Connecticut Students for a Dream Begin Battle at the Capitol

Connecticut Students for a Dream (C4D) conducted a press conference in the Legislative Office Building Wednesday afternoon.

The group held the event to urge the Connecticut General Assembly to pass a bill legalizing institutional financial aid for undocumented students, formally calling the movement the “Afford to Dream Campaign 2016.”

“Undocumented Connecticut students without immigration status pay full tuition, contributing towards this institutional aid,” a preemptory press release read. “Yet Connecticut does not allow undocumented students access [to the accumulated tuition money] to receive institutional aid themselves.”

University of Connecticut student and member of C4D Varun Khattar, an eighth-semester sociology major, talked about the organization and his involvement in it. 

“Connecticut Students for a Dream is a statewide network of undocumented immigrant youth and allies fighting for educational equity founded in 2011 after the failure of the Dream Act to pass the U.S. Senate,” Khattar said. “It is run mostly by volunteers, with a few part-time staff and paid organizers.”

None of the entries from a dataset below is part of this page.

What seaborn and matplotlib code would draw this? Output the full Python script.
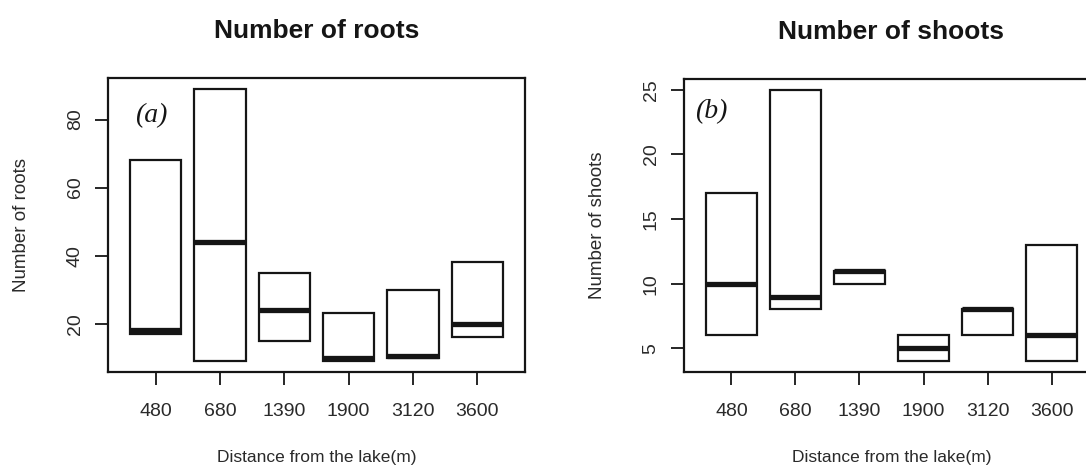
# box summaries (q1 / median / q3)
import seaborn as sns
import matplotlib.pyplot as plt
import pandas as pd

sns.set_style('ticks')
plt.rcParams['font.family'] = ['Liberation Sans', 'DejaVu Sans']

distances = ['480', '680', '1390', '1900', '3120', '3600']

roots_q1 = [17, 9, 15, 9, 10, 16]
roots_med = [18, 44, 24, 10, 10.5, 20]
roots_q3 = [68, 89, 35, 23, 30, 38]

shoots_q1 = [6, 8, 10, 4, 6, 4]
shoots_med = [10, 9, 11, 5, 8, 6]
shoots_q3 = [17, 25, 11, 6, 8, 13]


def box_table(q1, med, q3):
    # five points per site so the quartiles land on q1 / median / q3
    rows = []
    for d, a, m, b in zip(distances, q1, med, q3):
        for v in (a, a, m, b, b):
            rows.append({'distance': d, 'value': v})
    return pd.DataFrame(rows)


ink = '#151515'
fig = plt.figure(figsize=(10.86, 4.76), dpi=100)
ax1 = fig.add_axes([108/1086, 104/476, 417/1086, 294/476])
ax2 = fig.add_axes([684/1086, 104/476, 415/1086, 293/476])

panels = [
    (ax1, box_table(roots_q1, roots_med, roots_q3), 'Number of roots', 'Number of roots',
     '(a)', (5.8, 92.2), [20, 40, 60, 80], (27/417, 1 - 38/294)),
    (ax2, box_table(shoots_q1, shoots_med, shoots_q3), 'Number of shoots', 'Number of shoots',
     '(b)', (3.16, 25.84), [5, 10, 15, 20, 25], (11/415, 1 - 33/293)),
]

for ax, df, title, ylab, tag, ylim, yticks, tagpos in panels:
    sns.boxplot(data=df, x='distance', y='value', order=distances, ax=ax,
                color='white', linecolor=ink, linewidth=1.6, width=0.8,
                whis=0, showcaps=False, showfliers=False,
                medianprops=dict(linewidth=3.8, color=ink))
    ax.set_xlim(-0.74, 5.74)
    ax.set_ylim(*ylim)
    ax.set_yticks(yticks)
    for s in ax.spines.values():
        s.set_linewidth(1.6)
        s.set_color(ink)
    ax.tick_params(axis='both', length=9.5, width=1.3, color=ink,
                   labelsize=14, labelcolor='#2a2a2a')
    ax.tick_params(axis='y', pad=8)
    ax.tick_params(axis='x', pad=13)
    plt.setp(ax.get_yticklabels(), rotation=90, va='center')
    ax.set_title(title, fontsize=19, fontweight='bold', pad=29, color=ink)
    ax.set_ylabel(ylab, fontsize=13.5, color='#2a2a2a')
    ax.set_xlabel('Distance from the lake(m)', fontsize=12.5, color='#2a2a2a')
    ax.yaxis.set_label_coords(-78/417, 0.5)
    ax.xaxis.set_label_coords(0.5, -0.265)
    ax.text(tagpos[0], tagpos[1], tag, transform=ax.transAxes, family='Liberation Serif',
            fontstyle='italic', fontsize=20, ha='left', va='center', color=ink)

fig.savefig('out.png', dpi=100, facecolor='white')
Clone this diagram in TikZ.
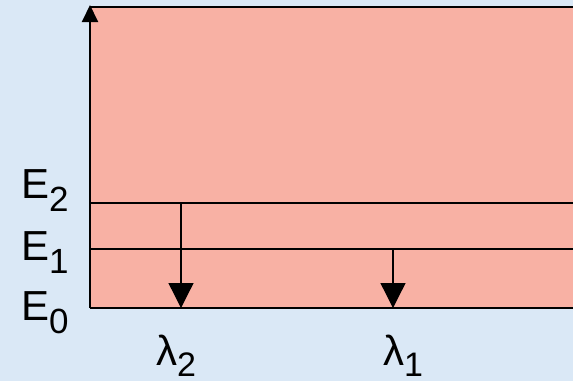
\documentclass[tikz,border=0pt]{standalone}
\usepackage{fontspec}
\setmainfont{Liberation Sans}
\usetikzlibrary{arrows.meta}
\definecolor{bgblue}{RGB}{218,232,246}
\definecolor{salmon}{RGB}{248,177,164}
\tikzset{
  lvl/.style={line width=1.3pt},
  trans/.style={line width=1.3pt,-{Triangle[width=25pt,length=25pt]}},
  axis/.style={line width=2pt,-{Triangle[width=16pt,length=17pt]}},
  lab/.style={anchor=base west,inner sep=0pt,font=\fontsize{42}{48}\selectfont},
}
\newcommand{\sbs}[1]{\raisebox{-13pt}{\fontsize{35}{40}\selectfont #1}}
\newcommand{\lsbs}[1]{\raisebox{-11pt}{\fontsize{34}{38}\selectfont #1}}
\begin{document}
\begin{tikzpicture}[x=1pt,y=-1pt]
\fill[bgblue] (0,0) rectangle (573,381);
\useasboundingbox (0,0) rectangle (573,381);
\fill[salmon] (90,7) rectangle (573,308);
\coordinate (o) at (90,308);
\coordinate (top) at (90,5);
\coordinate (tl) at (90,7);
\coordinate (tr) at (573,7);
\coordinate (br) at (573,308);
\coordinate (e2l) at (90,203);
\coordinate (e2r) at (573,203);
\coordinate (e1l) at (90,249);
\coordinate (e1r) at (573,249);
\coordinate (a2s) at (181,203);
\coordinate (a2e) at (181,308);
\coordinate (a1s) at (393,249);
\coordinate (a1e) at (393,308);
\draw[line width=2pt] (tl) -- (tr);
\draw[line width=2pt] (o) -- (br);
\draw[lvl] (e2l) -- (e2r);
\draw[lvl] (e1l) -- (e1r);
\draw[axis] (o) -- (top);
\draw[trans] (a2s) -- (a2e);
\draw[trans] (a1s) -- (a1e);
\node[lab] (E2) at (21,198) {E\sbs{2}};
\node[lab] (E1) at (21,260) {E\sbs{1}};
\node[lab] (E0) at (21,320) {E\sbs{0}};
\node[lab] (L2) at (156,365) {λ\lsbs{2}};
\node[lab] (L1) at (383,365) {λ\lsbs{1}};
\end{tikzpicture}
\end{document}
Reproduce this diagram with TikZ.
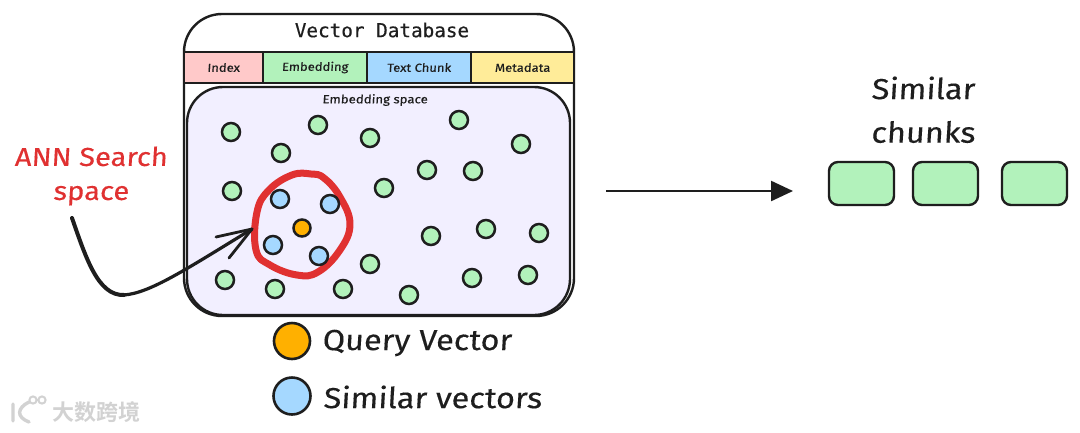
\documentclass[tikz,border=0pt]{standalone}
\usepackage{fontspec}
\setmainfont{Open Sans}
\newfontfamily\hand{Fira Sans}[FakeSlant=0.06,FakeStretch=1.12,FakeBold=0.25]
\newfontfamily\codefont{DejaVu Sans Mono}[FakeBold=0.35]
\newfontfamily\cjk{Noto Sans CJK SC Bold}
\usetikzlibrary{arrows.meta,calc}
\definecolor{ink}{HTML}{1E1E1E}
\definecolor{redink}{HTML}{E03131}
\definecolor{mint}{HTML}{B2F2BB}
\definecolor{sky}{HTML}{A5D8FF}
\definecolor{pinkcell}{HTML}{FFC9C9}
\definecolor{butter}{HTML}{FFEC99}
\definecolor{lav}{HTML}{F2EFFF}
\definecolor{amber}{HTML}{FFB000}
\definecolor{wm}{HTML}{D2D2D2}
\newcommand{\fsz}[1]{\fontsize{#1}{#1}\selectfont}
\tikzset{
  x=1pt,y=-1pt,
  cellbox/.style={draw=ink,line width=2.2pt,minimum height=31pt,inner sep=0,outer sep=0,anchor=north west,font=\hand\fsz{11.6},text=ink},
  dotg/.style={circle,draw=ink,line width=2.5pt,fill=mint,minimum size=18pt,inner sep=0,outer sep=0},
  dotb/.style={circle,draw=ink,line width=2.5pt,fill=sky,minimum size=18pt,inner sep=0,outer sep=0},
  doto/.style={circle,draw=ink,line width=2.5pt,fill=amber,minimum size=17pt,inner sep=0,outer sep=0},
  legenddot/.style={circle,draw=ink,line width=2.6pt,inner sep=0,outer sep=0},
  chunk/.style={draw=ink,line width=2.4pt,fill=mint,rounded corners=9pt,minimum width=65pt,minimum height=43pt,inner sep=0,outer sep=0,anchor=north west},
  bigtext/.style={font=\hand\fsz{29},text=ink,inner sep=0},
  legendtext/.style={font=\hand\fsz{29},text=ink,inner sep=0,anchor=west},
}
\begin{document}
\begin{tikzpicture}
\useasboundingbox (0,0) rectangle (1080,432);
\fill[white] (0,0) rectangle (1080,432);

% outer database shape
\draw[ink,line width=2.4pt,fill=white,rounded corners=38pt] (184,316) -- (184,14) -- (574,14) -- (574,316) -- cycle;
\node[font=\codefont\fsz{19.3},text=ink,inner sep=0] (title) at (382,30) {Vector Database};

% header row
\node[cellbox,fill=pinkcell,minimum width=79pt] (cIndex) at (184,52) {Index};
\node[cellbox,fill=mint,minimum width=104pt] (cEmb) at (263,52) {Embedding};
\node[cellbox,fill=sky,minimum width=104pt] (cText) at (367,52) {Text Chunk};
\node[cellbox,fill=butter,minimum width=103pt] (cMeta) at (471,52) {Metadata};

% embedding space
\draw[ink,line width=2.4pt,fill=lav,rounded corners=36pt] (187,315) -- (187,87) -- (570,87) -- (570,315) -- cycle;
\node[font=\hand\fsz{11.8},text=ink,inner sep=0] (espace) at (375,100) {Embedding space};

% green dots
\foreach \i/\px/\py in {1/231/132,2/318/125,3/370/138,4/281/153,5/459/120,6/521/144,7/232/191,8/427/170,9/473/171,10/384/188,11/431/236,12/486/229,13/539/233,14/225/280,15/275/289,16/343/289,17/370/264,18/409/295,19/472/278,20/528/275}
  \node[dotg] (g\i) at (\px,\py) {};

% search circle
\draw[redink,line width=7pt,line cap=round,line join=round] plot[smooth cycle,tension=0.7] coordinates {(311,174) (292,175) (269,190) (257,212) (256,250) (270,265) (297,275) (318,272) (340,250) (350,224) (340,197) (324,178)};
\coordinate (circleW) at (252,229);

% blue and query dots
\foreach \i/\px/\py in {1/280/199,2/330/204,3/273/245,4/319/256}
  \node[dotb] (b\i) at (\px,\py) {};
\node[doto] (q) at (302,228) {};

% annotation
\node[font=\hand\fsz{26},text=redink,align=center,inner sep=0] (ann) at (91,176) {ANN Search\\[8pt]space};
\coordinate (annS) at (72,218);
\draw[ink,line width=4pt,line cap=round] (annS) .. controls (86,258) and (98,296) .. (124,295);
\draw[ink,line width=3.2pt,line cap=round] (124,295) .. controls (150,293) and (185,270) .. (circleW);
\draw[ink,line width=2.8pt,line cap=round,line join=round] (216,237) -- (circleW) -- (229,258);

% legend
\node[legenddot,fill=amber,minimum size=36pt] (lq) at (292,341) {};
\node[legenddot,fill=sky,minimum size=37pt] (ls) at (292,396) {};
\node[legendtext] (tq) at (322,343) {Query Vector};
\node[legendtext] (ts) at (323,397) {Similar vectors};

% result
\coordinate (arrS) at (606,191);
\coordinate (arrE) at (793,191);
\draw[ink,line width=2.4pt,-{Triangle[length=22pt,width=20pt]}] (arrS) -- (arrE);
\node[bigtext] (sim) at (923,88) {Similar};
\node[bigtext] (chk) at (923,132) {chunks};
\node[chunk] (r1) at (829,162) {};
\node[chunk] (r2) at (913,162) {};
\node[chunk] (r3) at (1002,162) {};

% watermark
\node[font=\cjk\fsz{22},text=wm,inner sep=0,anchor=west] (wmark) at (52,412) {大数跨境};
\draw[wm,line width=3.4pt,line cap=round] (13,404) -- (13,421) (29,402) .. controls (17,408) and (16,417) .. (29,422);
\draw[wm,line width=2pt] (33,400) circle[radius=3.6] (42,400) circle[radius=3.6];
\end{tikzpicture}
\end{document}
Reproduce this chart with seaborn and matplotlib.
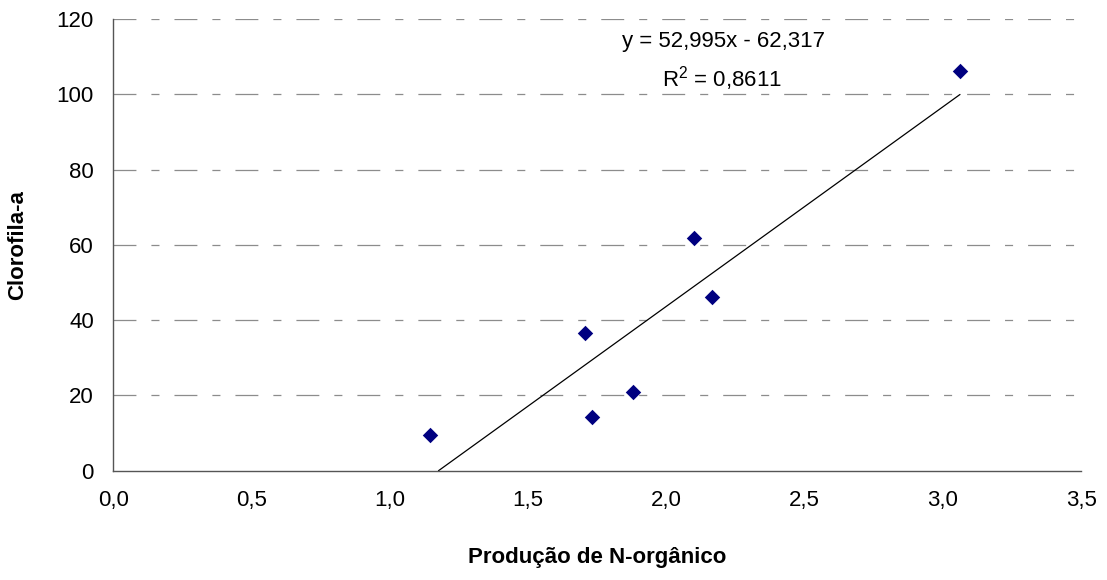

This press conference essentially re-launched a campaign to pass the bill. Last legislative session, the state Senate voted to pass the bill 24-12, but it was never called to a vote in the House.

UConn student Alison Martinez, a tenth-semester urban and community studies major, is directly affected by the state policy barring undocumented immigrants from receiving institutional aid.

She hopes for the bill to come to fruition, meaning undocumented students can “finally access the pool of money that we have been paying into with our tuition,” Martinez said.

“My journey as an undocumented student at UConn has required me to pay for tuition out of pocket without receiving any institutional financial aid, and due to my immigration status I am limited [in terms of] scholarships,” Martinez said. “Each semester I worry because I never know if I will be able to afford to stay in school. I am not alone facing this uncertainty in higher education.”